Shelton was sentenced to four months in jail and eight years probation. She did the jail time and we assume is still on probation. She was also ordered to perform eight hours of community service a month for 30 months.

That shouldn't be over until February 2011, but according to an itty bitty note on her court paperwork, it was over before it ever started.

The judge, a visiting judge, from north Texas signed off on a deal that allowed Shelton to perform all her community service inside the Harris County Jail.

"I didn't know that could count as community service," said parolee LaShanda Gibson.

According to the jail, Shelton cleaned up and handed out supplies. Not exactly nice work, but not community service either.

"It's community service. We have to do it on the outside," said parolee Ryan Gillespie.

The Community Service Department told us it won't allow people to rack up community service hours while in jail.

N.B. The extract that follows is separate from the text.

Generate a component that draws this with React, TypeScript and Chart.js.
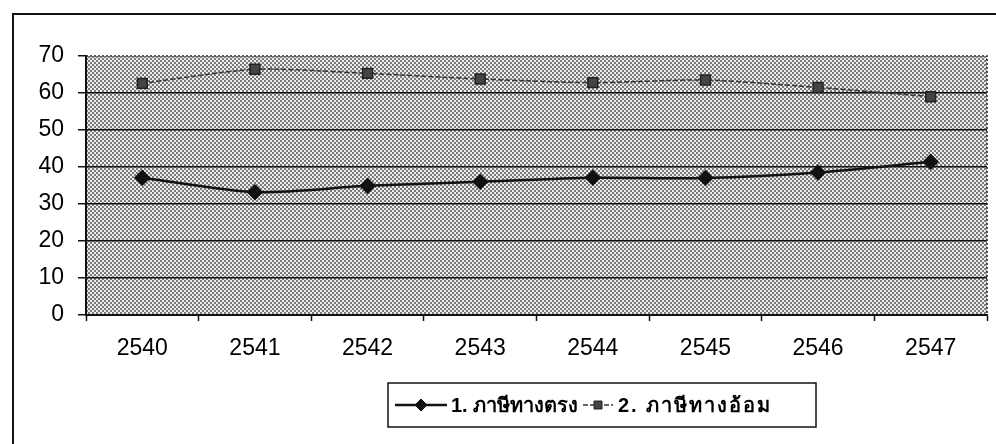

It's supposed to be at places like the Red Cross, animal shelters, and the Solid Waste department. The jail isn't anywhere on the department's 11-page list.

"Never have I heard about it," said former Assistant District Attorney Paul Doyle.

Now a private defense attorney, Doyle prosecuted the Shelton case.

"I would've advised the judge it's not normal and not acceptable and it wouldn't have happened," said Doyle.

So how did it happen?

"My memory is that I signed off on it as something usual there in Houston," said Judge Richard Mays, the visiting judge.

He told us he asked if it was OK and someone, he doesn't remember who, said it was normal in Harris County.

Well, it isn't.

"That's not what I was told, I can tell you," said Judge Mays.

We looked but we can't find anyone who said it was normal.

So for a young woman who happens to be the daughter of a judge, who has dodged questions of special treatment since the case started, this is yet another one.

"I didn't know that could count as community service. That's not right," said Gillespie.

The judge didn't return several calls to his office, neither did Shelton's criminal lawyer, nor did the civil lawyer.

There is nothing illegal with what happened here and since a judge signed off on the deal, it is done. There is no one suggesting the community service requirement be reexamined.

Shelton and her father are currently suing the driver of the truck she rear-ended. They allege he bears some responsibility for the accident.